Refere uma nota do segurador Crédito y Caución que “embora a política comercial da nova administração norte-americana seja errática, no contexto de anúncios que são adiados ou apenas parcialmente implementados, a mera incerteza já está a atrasar a tomada de decisões empresariais.” Na UE todas as economias serão afetadas pelas políticas comerciais agressivas, caso não se chegue a um entendimento de taxação zero, pois há países mais expostos nas exportações, mas todos os países europeus serão afetados pelo “ricochete” que as decisões terão sobre os “motores” da economia europeia. O maior impacto na Europa será nos setores farmacêutico e automóvel, pois os EUA absorvem 15% da produção farmacêutica europeia, e nos casos da Irlanda e da Dinamarca o peso é de 40% e 30%, respetivamente. Na área automóvel os EUA representam 20% das exportações e pode fazer cair o setor na ordem dos 5% em Itália e Alemanha. Refere o diretor de risco da Crédito y Caución, Jens Stobbe, que não há possibilidade de compensação das vendas europeias para outros mercados, e isto porque “há diferenças na procura do mercado e preferências do consumidor, barreiras logísticas, regulamentações e concorrência crescente de países como a China e a Coreia do Sul.
E, por incrível que pareça, há um novo risco comercial na Europa, América do Sul e África: a China pode virar a onda de bens para estas regiões para compensar a perda do mercado dos EUA, e isso arrasará com muitas indústrias destes continentes.
Por enquanto, e até julho, o mundo estará em standby, depois de Trump adotar uma estratégia de prémios e castigos, moderando temporariamente uma guerra comercial com o mundo, com a aplicação de tarifas de 10% a todos os países, excetuando a China para a qual mantém tarifas de 145%, depois de ter subido inicialmente as tarifas para 54% e depois para 125%. A China retaliou com tarifas de 84%, e para além de tarifas recíprocas pode obrigar à perda de negócios importantes de americanos na China, caso dos casinos da Região Especial de Macau, enquanto Trump está a forçar a venda de entidades chinesas, como o Tik Tok ou a gestora dos portos do Canal do Panamá, a empresas americanas.
Um relatório recente do segurador de crédito Coface diz que “o custo das trocas comerciais entre EUA e China “tornou-se proibitivo, e os efeitos colaterais já estão a ameaçar a estabilidade económica global.” A China irá mitigar o impacto com estímulos à economia doméstica que representa 81% da faturação da indústria local, enquanto tenta o estreitamente de relações com a UE e o Japão.
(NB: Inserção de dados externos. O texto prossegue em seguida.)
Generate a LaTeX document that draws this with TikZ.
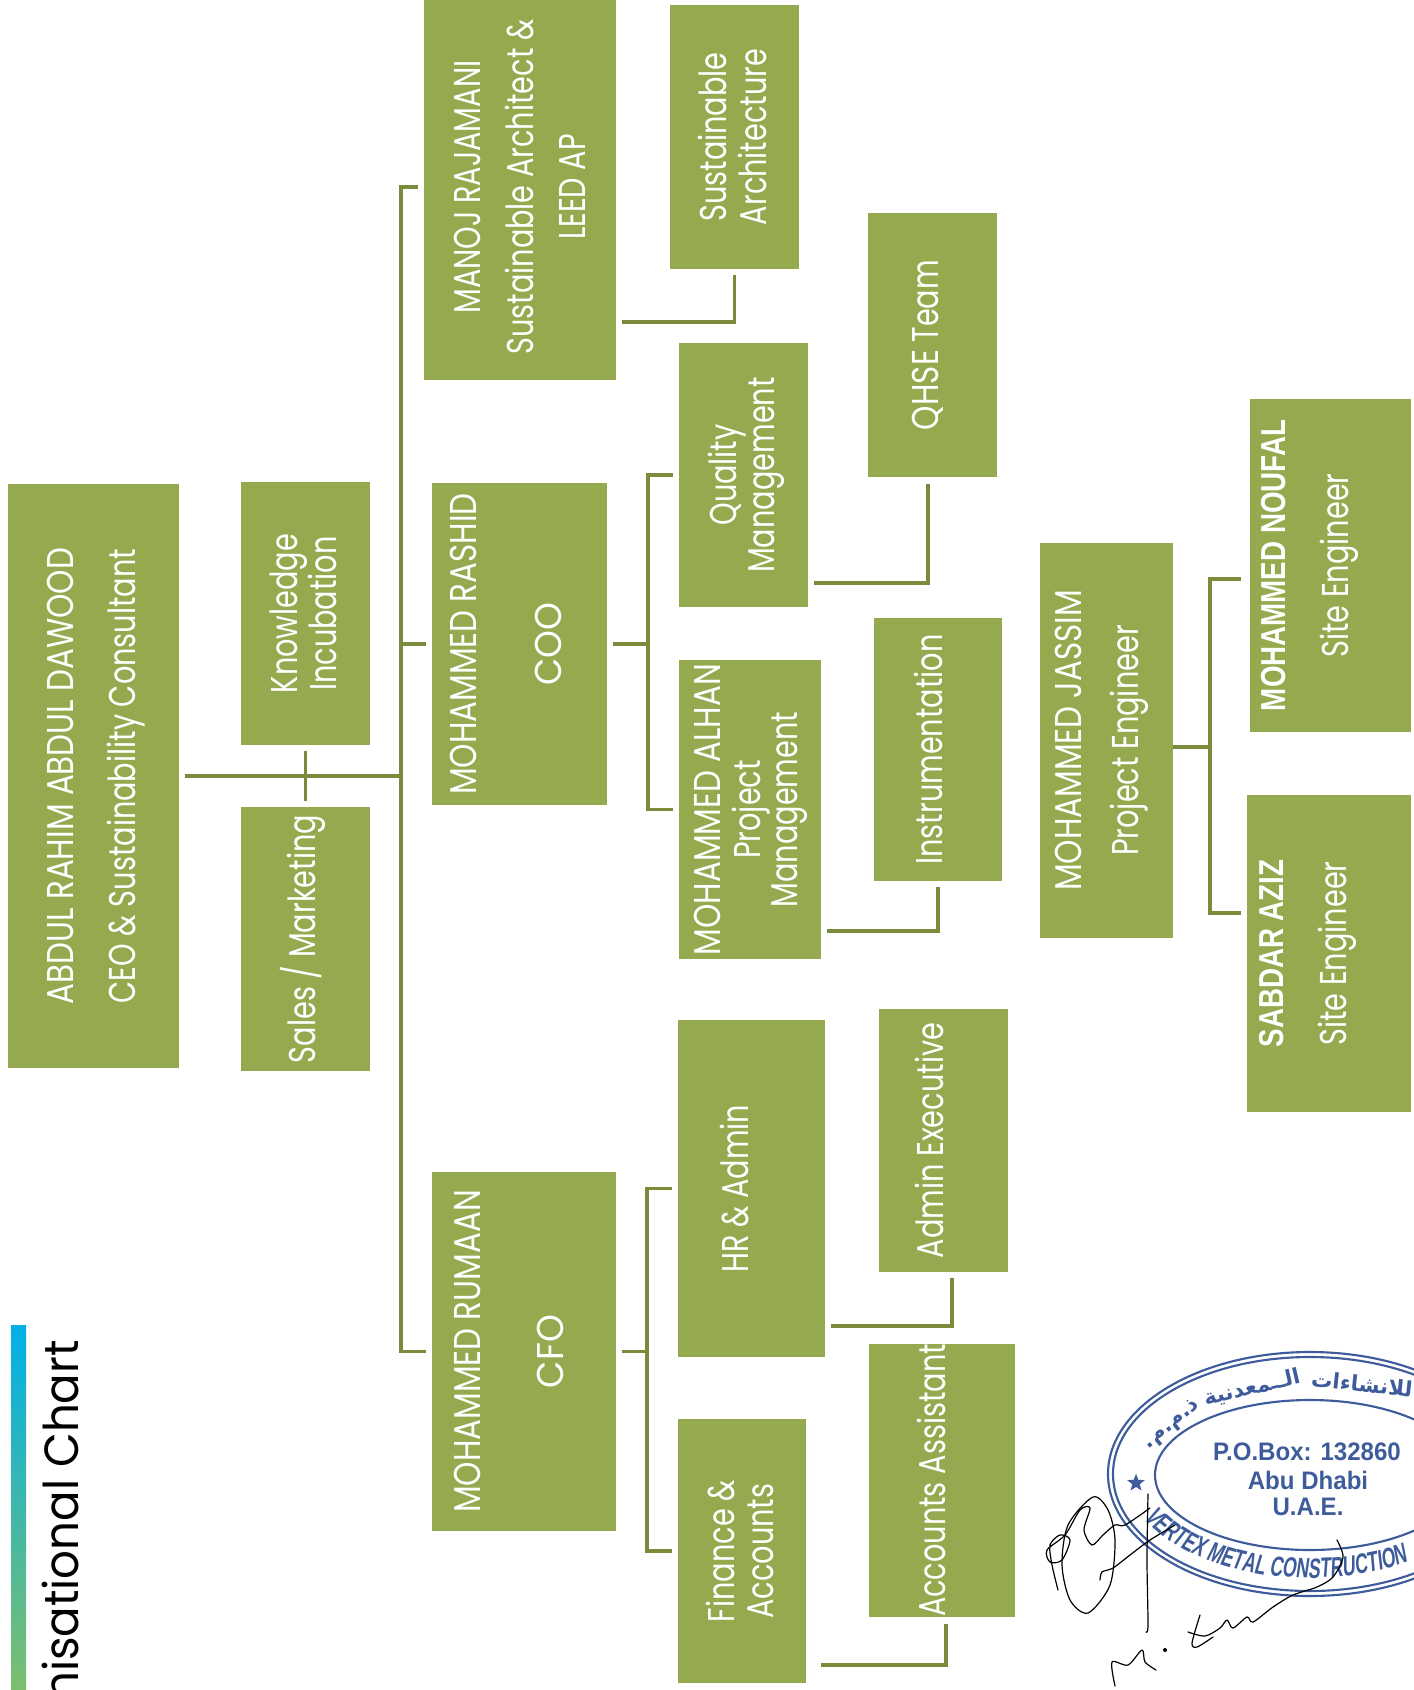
\documentclass[tikz,border=0pt]{standalone}
\usepackage{fontspec}
\usepackage{graphicx}
\usetikzlibrary{decorations.text,shapes.geometric}
\TeXXeTstate=1
\setmainfont{Poppins}[FakeStretch=0.77]
\newfontfamily\capsfont{Poppins}[FakeStretch=0.83]
\newfontfamily\widefont{Poppins}[FakeStretch=0.95]
\newfontfamily\titlefont{Poppins}[FakeStretch=0.94]
\newfontfamily\namefont{Liberation Sans}[FakeStretch=0.8]
\newfontfamily\stamplabelfont{Liberation Sans}[FakeStretch=0.95]
\newfontfamily\stampfont{Liberation Sans}[FakeStretch=0.63,FakeSlant=0.12]
\newfontfamily\arabicfont[Script=Arabic]{DejaVu Sans}
\definecolor{boxgreen}{RGB}{149,170,78}
\definecolor{linegreen}{RGB}{122,140,60}
\definecolor{stampblue}{RGB}{62,92,155}
\definecolor{barblue}{RGB}{0,176,232}
\definecolor{bargreen}{RGB}{124,190,110}
\newcommand{\boxtext}[2][0pt]{\rotatebox{90}{\raisebox{#1}[\height][\depth]{\begin{tabular}{@{}c@{}}#2\end{tabular}}}}
\newcommand{\boldname}[1]{{\namefont\bfseries\fontsize{26}{28}\selectfont #1}}
\tikzset{
  orgbox/.style 2 args={fill=boxgreen,text=white,inner sep=0pt,minimum width=#1*0.75pt,minimum height=#2*0.75pt,font=\fontsize{28}{28}\selectfont},
  link/.style={draw=linegreen,line width=2.4pt,shorten <=4pt,shorten >=4pt},
  fork/.style={draw=linegreen,line width=2.4pt,shorten >=4pt},
  stampring/.style={draw=stampblue,line width=1.6pt},
  stamptext/.style={text=stampblue,font=\stamplabelfont\bfseries\fontsize{19}{20}\selectfont,inner sep=0pt},
  arabictext/.style={text=stampblue,font=\arabicfont\bfseries\fontsize{16}{18}\selectfont,inner sep=0pt},
  signline/.style={draw=black,line width=0.9pt,line cap=round,line join=round}
}

\begin{document}
\begin{tikzpicture}[x=0.75pt,y=0.75pt,yscale=-1,xscale=1]
\useasboundingbox (0,0) rectangle (1413,1690);

%Title and bar
\shade [top color=barblue,bottom color=bargreen] (11,1325) rectangle (26,1690);
\node [anchor=base east,rotate=90,inner sep=0pt,font=\titlefont\fontsize{36}{40}\selectfont] (title) at (78,1340) {nisational Chart};

%Boxes
\node [orgbox={171}{584}] (ceo) at (93.5,776) {\boxtext[-2.5pt]{{\capsfont ABDUL RAHIM ABDUL DAWOOD}\\[16.6pt]CEO \& Sustainability Consultant}};
\node [orgbox={129}{263}] (know) at (305.5,613.5) {\boxtext[-2.5pt]{Knowledge\\Incubation}};
\node [orgbox={129}{264}] (sales) at (305.5,939) {\boxtext[1.5pt]{Sales / Marketing}};
\node [orgbox={192}{386}] (manoj) at (520,187) {\boxtext[-4pt]{MANOJ RAJAMANI\\[10pt]Sustainable Architect \&\\[11.5pt]LEED AP}};
\node [orgbox={129}{264}] (sustain) at (734.5,137) {\boxtext[-2.5pt]{Sustainable\\Architecture}};
\node [orgbox={175}{322}] (rashid) at (519.5,644) {\boxtext[6pt]{{\capsfont MOHAMMED RASHID}\\[35pt]{\widefont COO}}};
\node [orgbox={129}{264}] (quality) at (743.5,475) {\boxtext[-2.5pt]{Quality\\Management}};
\node [orgbox={129}{264}] (qhse) at (932.5,345) {\boxtext[1.5pt]{{\capsfont QHSE} Team}};
\node [orgbox={142}{299}] (alhan) at (750,809.5) {\boxtext[-1pt]{{\capsfont MOHAMMED ALHAN}\\Project\\Management}};
\node [orgbox={128}{263}] (instr) at (938,749.5) {\boxtext[3pt]{Instrumentation}};
\node [orgbox={133}{395}] (jassim) at (1106.5,740.5) {\boxtext[3pt]{{\capsfont MOHAMMED JASSIM}\\[12.6pt]Project Engineer}};
\node [orgbox={161}{333}] (noufal) at (1330.5,565.5) {\boxtext[16pt]{\boldname{MOHAMMED NOUFAL}\\[17.4pt]Site Engineer}};
\node [orgbox={164}{317}] (sabdar) at (1329,953.5) {\boxtext[16pt]{\boldname{SABDAR AZIZ}\\[17.4pt]Site Engineer}};
\node [orgbox={184}{359}] (rumaan) at (524,1351.5) {\boxtext[7.3pt]{{\capsfont MOHAMMED RUMAAN}\\[33.6pt]{\widefont CFO}}};
\node [orgbox={147}{337}] (hr) at (751.5,1188.5) {\boxtext[9pt]{HR \& Admin}};
\node [orgbox={129}{263}] (admin) at (943.5,1140.5) {\boxtext[6.5pt]{Admin Executive}};
\node [orgbox={128}{264}] (finance) at (742,1551) {\boxtext[-2.5pt]{Finance \&\\[1.6pt]Accounts}};
\node [orgbox={146}{269}] (accounts) at (942,1480.5) {\boxtext[4pt]{Accounts Assistant}};

%Free ends of the connectors
\coordinate (trunk) at (401,776);
\coordinate (rashidfork) at (648,644);
\coordinate (rumaanfork) at (647,1351.5);
\coordinate (jassimout) at (1173,747);
\coordinate (jassimfork) at (1210,747);
\coordinate (noufalin) at (1246,579);
\coordinate (sabdarin) at (1246,913);
\coordinate (manojout) at (617,322);
\coordinate (qualityout) at (809,583);
\coordinate (qhsein) at (928,479);
\coordinate (alhanout) at (822,931);
\coordinate (instrin) at (938,882);
\coordinate (hrout) at (826,1326);
\coordinate (adminin) at (952,1273);
\coordinate (financeout) at (816,1665);
\coordinate (accountsin) at (946,1619);

%Connectors
\draw [link,shorten >=0pt] (ceo.east) -- (trunk);
\draw [link] (know.south) -- (sales.north);
\draw [fork] (trunk) |- (manoj.west);
\draw [fork] (trunk) |- (rashid.west);
\draw [fork] (trunk) |- (rumaan.west);
\draw [link] (manojout) -| (sustain.south);
\draw [link,shorten >=0pt] (rashid.east) -- (rashidfork);
\draw [fork] (rashidfork) |- (quality.west);
\draw [fork] (rashidfork) |- (alhan.west);
\draw [link] (qualityout) -| (qhsein);
\draw [link] (alhanout) -| (instrin);
\draw [link,shorten >=0pt] (rumaan.east) -- (rumaanfork);
\draw [fork] (rumaanfork) |- (hr.west);
\draw [fork] (rumaanfork) |- (finance.west);
\draw [link] (hrout) -| (adminin);
\draw [link] (financeout) -| (accountsin);
\draw [link,shorten <=0pt,shorten >=0pt] (jassimout) -- (jassimfork);
\draw [fork] (jassimfork) |- (noufalin);
\draw [fork] (jassimfork) |- (sabdarin);

%Stamp
\draw [stampring] (1310,1474) ellipse [x radius=202,y radius=122];
\draw [stampring] (1310,1474) ellipse [x radius=197,y radius=117];
\draw [stampring] (1310,1475) ellipse [x radius=155,y radius=75];
\node [star,star points=5,star point ratio=2.4,fill=stampblue,inner sep=0pt,minimum size=14pt] (stampstar) at (1136,1483) {};
\node [stamptext] (pobox) at (1307,1452) {P.O.Box: 132860};
\node [stamptext] (abudhabi) at (1308,1480) {Abu Dhabi};
\node [stamptext] (uae) at (1308,1507) {U.A.E.};
\node [arabictext,rotate=40] (arabicone) at (1172,1425) {\beginR ذ.م.م.\endR};
\node [arabictext,rotate=13] (arabictwo) at (1252,1388) {\beginR الــمعدنية\endR};
\node [arabictext,rotate=-6] (arabicthree) at (1362,1384) {\beginR للانشاءات\endR};
\path [decorate,decoration={text along path,text color=stampblue,text={|\stampfont\bfseries\fontsize{21}{22}\selectfont|VERTEX METAL CONSTRUCTION}}] ([shift={(155:184 and 104)}]1310,1474) arc [start angle=155,end angle=20,x radius=184,y radius=104];

%Signature
\draw [signline] plot [smooth cycle] coordinates {(1093,1497) (1108,1510) (1115,1540) (1110,1585) (1088,1613) (1070,1600) (1062,1565) (1068,1525)};
\draw [signline] plot [smooth] coordinates {(1058,1590) (1052,1565) (1050,1545) (1060,1535) (1070,1540) (1062,1560) (1050,1562) (1047,1550) (1065,1535) (1080,1510) (1090,1508) (1084,1530) (1092,1545) (1103,1535) (1115,1525) (1125,1525) (1150,1508)};
\draw [signline] plot [smooth] coordinates {(1100,1580) (1102,1572) (1113,1568) (1130,1555) (1150,1540) (1175,1525)};
\draw [signline] plot [smooth] coordinates {(1148,1494) (1147,1560) (1148,1625) (1146,1632)};
\draw [signline] plot [smooth] coordinates {(1115,1686) (1112,1662) (1128,1665) (1142,1650) (1145,1662) (1156,1670)};
\fill (1165,1650) circle [radius=2];
\draw [signline] plot [smooth] coordinates {(1200,1615) (1192,1643) (1197,1647) (1213,1637)};
\draw [signline] plot [smooth] coordinates {(1188,1632) (1205,1636) (1220,1628) (1227,1620) (1233,1628) (1247,1617) (1253,1622) (1273,1607) (1293,1595) (1317,1587) (1333,1577) (1343,1557) (1337,1540)};
\end{tikzpicture}
\end{document}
A economia dos EUA dá sinais de abrandamento, diz a Coface, que acrescenta a projeção de uma inflação neste país da ordem dos 4% e uma subida do desemprego para 6%, a par da quebra do consumo interno. Conclui a Coface, em nota, que “o mundo está
à beira de uma rutura no sistema de comércio internacional construído nas últimas décadas. O impacto será profundo, prolongado e exigirá um reposicionamento estratégico por parte de todos os atores económicos.”